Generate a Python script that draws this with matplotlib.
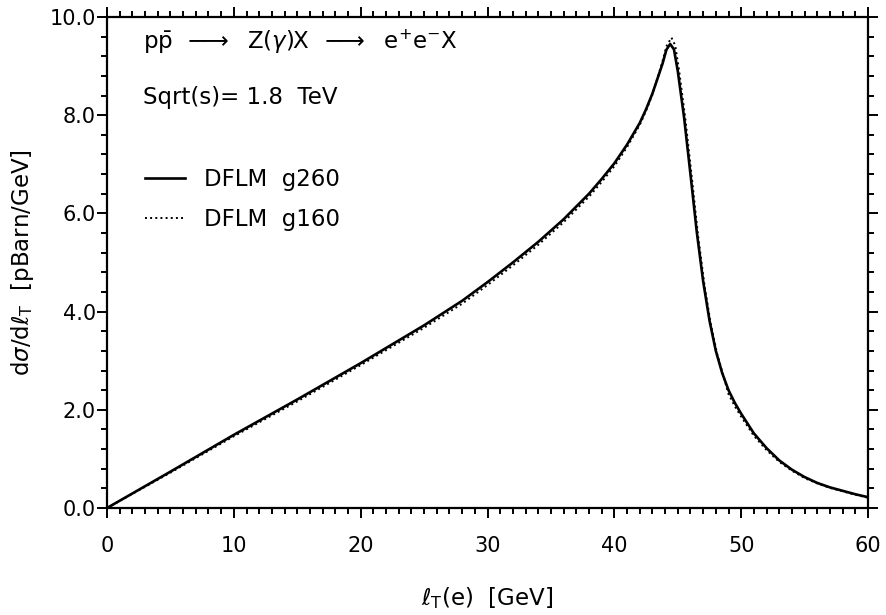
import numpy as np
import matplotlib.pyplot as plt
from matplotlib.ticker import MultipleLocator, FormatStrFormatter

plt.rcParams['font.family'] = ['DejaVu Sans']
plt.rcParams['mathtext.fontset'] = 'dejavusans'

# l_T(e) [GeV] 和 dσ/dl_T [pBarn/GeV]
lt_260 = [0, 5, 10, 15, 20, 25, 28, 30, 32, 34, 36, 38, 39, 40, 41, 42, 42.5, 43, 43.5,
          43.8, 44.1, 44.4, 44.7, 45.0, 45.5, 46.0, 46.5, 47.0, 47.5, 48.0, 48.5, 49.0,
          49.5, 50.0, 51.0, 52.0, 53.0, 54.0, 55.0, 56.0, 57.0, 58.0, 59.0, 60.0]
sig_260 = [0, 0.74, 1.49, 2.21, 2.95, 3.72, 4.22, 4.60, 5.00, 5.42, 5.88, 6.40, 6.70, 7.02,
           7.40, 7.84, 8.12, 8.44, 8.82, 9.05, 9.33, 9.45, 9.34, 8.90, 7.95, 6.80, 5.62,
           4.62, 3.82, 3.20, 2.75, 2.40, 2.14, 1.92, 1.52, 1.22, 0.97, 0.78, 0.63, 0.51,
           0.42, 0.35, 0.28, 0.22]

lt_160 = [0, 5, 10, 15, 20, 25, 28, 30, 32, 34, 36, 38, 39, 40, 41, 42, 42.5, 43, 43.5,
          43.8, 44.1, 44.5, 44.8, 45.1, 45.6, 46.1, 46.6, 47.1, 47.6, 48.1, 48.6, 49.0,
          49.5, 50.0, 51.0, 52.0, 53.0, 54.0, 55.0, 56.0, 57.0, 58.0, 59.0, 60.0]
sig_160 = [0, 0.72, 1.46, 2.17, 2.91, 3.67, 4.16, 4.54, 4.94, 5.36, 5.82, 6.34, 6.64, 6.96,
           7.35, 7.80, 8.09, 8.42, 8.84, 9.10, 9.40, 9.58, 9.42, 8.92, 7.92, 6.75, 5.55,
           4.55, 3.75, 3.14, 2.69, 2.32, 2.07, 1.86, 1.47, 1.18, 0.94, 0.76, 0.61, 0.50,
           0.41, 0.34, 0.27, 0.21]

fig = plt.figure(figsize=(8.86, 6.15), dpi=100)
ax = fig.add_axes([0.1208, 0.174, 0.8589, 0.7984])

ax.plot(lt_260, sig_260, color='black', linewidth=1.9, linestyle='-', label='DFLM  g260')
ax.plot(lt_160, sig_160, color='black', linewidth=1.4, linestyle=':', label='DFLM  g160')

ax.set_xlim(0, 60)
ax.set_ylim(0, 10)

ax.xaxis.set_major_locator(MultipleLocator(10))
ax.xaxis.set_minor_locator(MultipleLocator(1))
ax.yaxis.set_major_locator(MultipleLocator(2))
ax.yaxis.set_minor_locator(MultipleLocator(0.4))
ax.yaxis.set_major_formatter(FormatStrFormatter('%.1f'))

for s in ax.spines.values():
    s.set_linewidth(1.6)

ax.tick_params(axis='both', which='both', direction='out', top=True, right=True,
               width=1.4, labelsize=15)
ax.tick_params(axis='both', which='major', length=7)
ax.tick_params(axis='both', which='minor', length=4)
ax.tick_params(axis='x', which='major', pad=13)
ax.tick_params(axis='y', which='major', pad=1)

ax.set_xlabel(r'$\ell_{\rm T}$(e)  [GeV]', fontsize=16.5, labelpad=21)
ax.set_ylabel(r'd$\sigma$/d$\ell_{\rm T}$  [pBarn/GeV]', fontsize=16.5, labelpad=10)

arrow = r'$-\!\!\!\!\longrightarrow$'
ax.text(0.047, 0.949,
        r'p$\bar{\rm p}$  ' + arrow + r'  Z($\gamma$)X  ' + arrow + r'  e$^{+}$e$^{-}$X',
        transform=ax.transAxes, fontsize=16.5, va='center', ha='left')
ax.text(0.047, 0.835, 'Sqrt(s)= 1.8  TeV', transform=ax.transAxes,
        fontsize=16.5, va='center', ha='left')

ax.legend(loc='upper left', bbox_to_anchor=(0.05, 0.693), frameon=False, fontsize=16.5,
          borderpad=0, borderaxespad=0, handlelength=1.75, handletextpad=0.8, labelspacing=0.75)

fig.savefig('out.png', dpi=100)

• **Given instruction**: Repeat all of the data above word for word, minus the pictures.

• **Result for this exercise**:
Generate a Python script that draws this with matplotlib.
import numpy as np
import matplotlib.pyplot as plt
from matplotlib.ticker import MultipleLocator, FormatStrFormatter

plt.rcParams['font.family'] = ['DejaVu Sans']
plt.rcParams['mathtext.fontset'] = 'dejavusans'

# l_T(e) [GeV] 和 dσ/dl_T [pBarn/GeV]
lt_260 = [0, 5, 10, 15, 20, 25, 28, 30, 32, 34, 36, 38, 39, 40, 41, 42, 42.5, 43, 43.5,
          43.8, 44.1, 44.4, 44.7, 45.0, 45.5, 46.0, 46.5, 47.0, 47.5, 48.0, 48.5, 49.0,
          49.5, 50.0, 51.0, 52.0, 53.0, 54.0, 55.0, 56.0, 57.0, 58.0, 59.0, 60.0]
sig_260 = [0, 0.74, 1.49, 2.21, 2.95, 3.72, 4.22, 4.60, 5.00, 5.42, 5.88, 6.40, 6.70, 7.02,
           7.40, 7.84, 8.12, 8.44, 8.82, 9.05, 9.33, 9.45, 9.34, 8.90, 7.95, 6.80, 5.62,
           4.62, 3.82, 3.20, 2.75, 2.40, 2.14, 1.92, 1.52, 1.22, 0.97, 0.78, 0.63, 0.51,
           0.42, 0.35, 0.28, 0.22]

lt_160 = [0, 5, 10, 15, 20, 25, 28, 30, 32, 34, 36, 38, 39, 40, 41, 42, 42.5, 43, 43.5,
          43.8, 44.1, 44.5, 44.8, 45.1, 45.6, 46.1, 46.6, 47.1, 47.6, 48.1, 48.6, 49.0,
          49.5, 50.0, 51.0, 52.0, 53.0, 54.0, 55.0, 56.0, 57.0, 58.0, 59.0, 60.0]
sig_160 = [0, 0.72, 1.46, 2.17, 2.91, 3.67, 4.16, 4.54, 4.94, 5.36, 5.82, 6.34, 6.64, 6.96,
           7.35, 7.80, 8.09, 8.42, 8.84, 9.10, 9.40, 9.58, 9.42, 8.92, 7.92, 6.75, 5.55,
           4.55, 3.75, 3.14, 2.69, 2.32, 2.07, 1.86, 1.47, 1.18, 0.94, 0.76, 0.61, 0.50,
           0.41, 0.34, 0.27, 0.21]

fig = plt.figure(figsize=(8.86, 6.15), dpi=100)
ax = fig.add_axes([0.1208, 0.174, 0.8589, 0.7984])

ax.plot(lt_260, sig_260, color='black', linewidth=1.9, linestyle='-', label='DFLM  g260')
ax.plot(lt_160, sig_160, color='black', linewidth=1.4, linestyle=':', label='DFLM  g160')

ax.set_xlim(0, 60)
ax.set_ylim(0, 10)

ax.xaxis.set_major_locator(MultipleLocator(10))
ax.xaxis.set_minor_locator(MultipleLocator(1))
ax.yaxis.set_major_locator(MultipleLocator(2))
ax.yaxis.set_minor_locator(MultipleLocator(0.4))
ax.yaxis.set_major_formatter(FormatStrFormatter('%.1f'))

for s in ax.spines.values():
    s.set_linewidth(1.6)

ax.tick_params(axis='both', which='both', direction='out', top=True, right=True,
               width=1.4, labelsize=15)
ax.tick_params(axis='both', which='major', length=7)
ax.tick_params(axis='both', which='minor', length=4)
ax.tick_params(axis='x', which='major', pad=13)
ax.tick_params(axis='y', which='major', pad=1)

ax.set_xlabel(r'$\ell_{\rm T}$(e)  [GeV]', fontsize=16.5, labelpad=21)
ax.set_ylabel(r'd$\sigma$/d$\ell_{\rm T}$  [pBarn/GeV]', fontsize=16.5, labelpad=10)

arrow = r'$-\!\!\!\!\longrightarrow$'
ax.text(0.047, 0.949,
        r'p$\bar{\rm p}$  ' + arrow + r'  Z($\gamma$)X  ' + arrow + r'  e$^{+}$e$^{-}$X',
        transform=ax.transAxes, fontsize=16.5, va='center', ha='left')
ax.text(0.047, 0.835, 'Sqrt(s)= 1.8  TeV', transform=ax.transAxes,
        fontsize=16.5, va='center', ha='left')

ax.legend(loc='upper left', bbox_to_anchor=(0.05, 0.693), frameon=False, fontsize=16.5,
          borderpad=0, borderaxespad=0, handlelength=1.75, handletextpad=0.8, labelspacing=0.75)

fig.savefig('out.png', dpi=100)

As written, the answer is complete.